É bom lembrar, que na sua fala Biden, Biden destacou a necessidade de confrontar as Big Tech(s), a Big Pharma(s) e as Big Ag(s), e reprisou Roosevelt, para se referir a uma declaração de direitos econômicos, com propósito de garantir o “direito de todo empreendedor, seja ele grande e ou pequeno, de negociar em uma atmosfera livre de concorrência desleal e domínio monopólio no país ou no exterior”.
Mas muito mais importante foram as críticas explícitas de Biden à Escola de Chicago: Biden disse ainda: “Quarenta anos atrás, escolhemos o caminho errado, na minha opinião, seguindo a filosofia errada de pessoas como Robert Bork, e paramos de aplicar leis que serviam para promover a concorrência. Passamos 40 anos na experiência de permitir que corporações gigantes acumulassem mais e mais poder. E o que ganhamos com isso? Menos crescimento, investimento enfraquecido, menos pequenas empresas. Muitos americanos que se sentem abandonados. Muitas pessoas que são mais pobres que seus pais. Acho que o experimento falhou.”

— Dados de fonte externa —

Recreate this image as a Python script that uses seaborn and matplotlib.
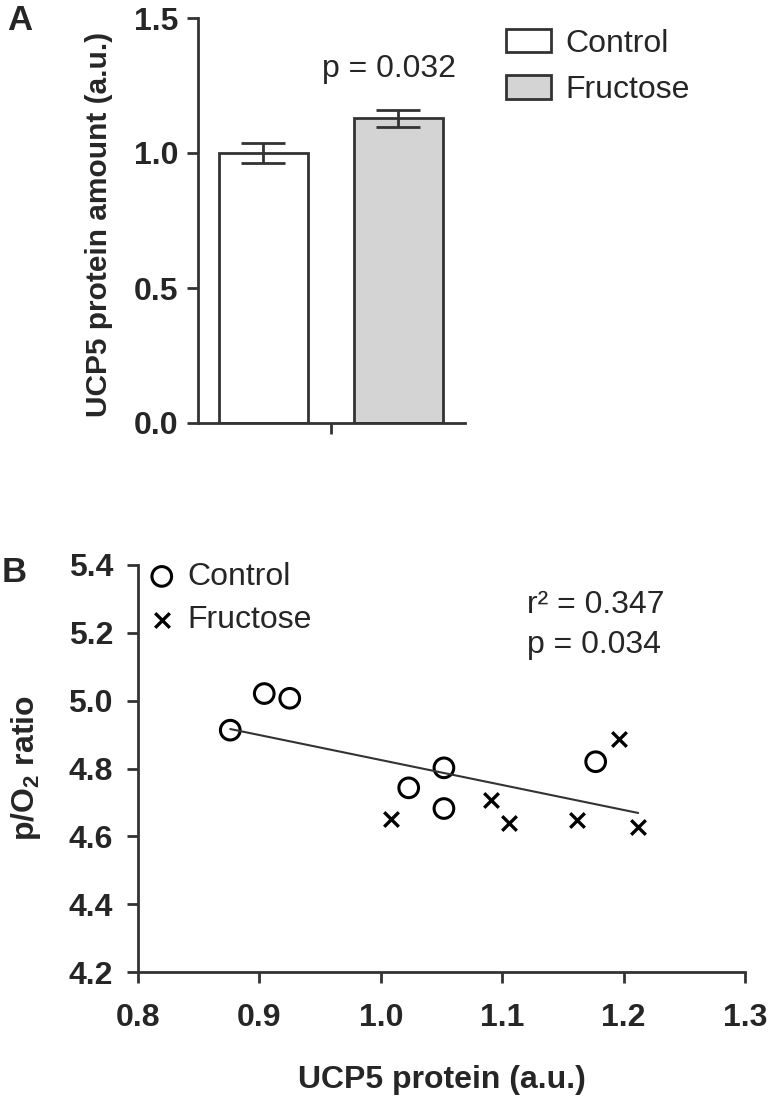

Já na China, o governo de Xi Jinping age com um punho de ferro absoluto, naquilo que eu chamo da “china sendo China”, exige submissão absoluta, e não tem problema se suas ações prejudicarem o que antes eram suas empresas fetiches que se gabava em fóruns internacionais. Enquanto na China absolutamente ninguém replica as decisões do governo, nos Estados Unidos a administração Biden enfrenta litígios, recusas e problemas de todos os tipos para implementar uma mudança que não era apenas parte do programa eleitoral que levou o atual presidente à Casa Branca, mas também tem considerável apoio não só entre seus apoiadores, mas mesmo dentro das fileiras da oposição.
É o capitalismo, na dinâmica apontada por Marx, se redesenhando.
(Publicado no site www.mistobrasilia.com, em 09 de Setembro de 2021.)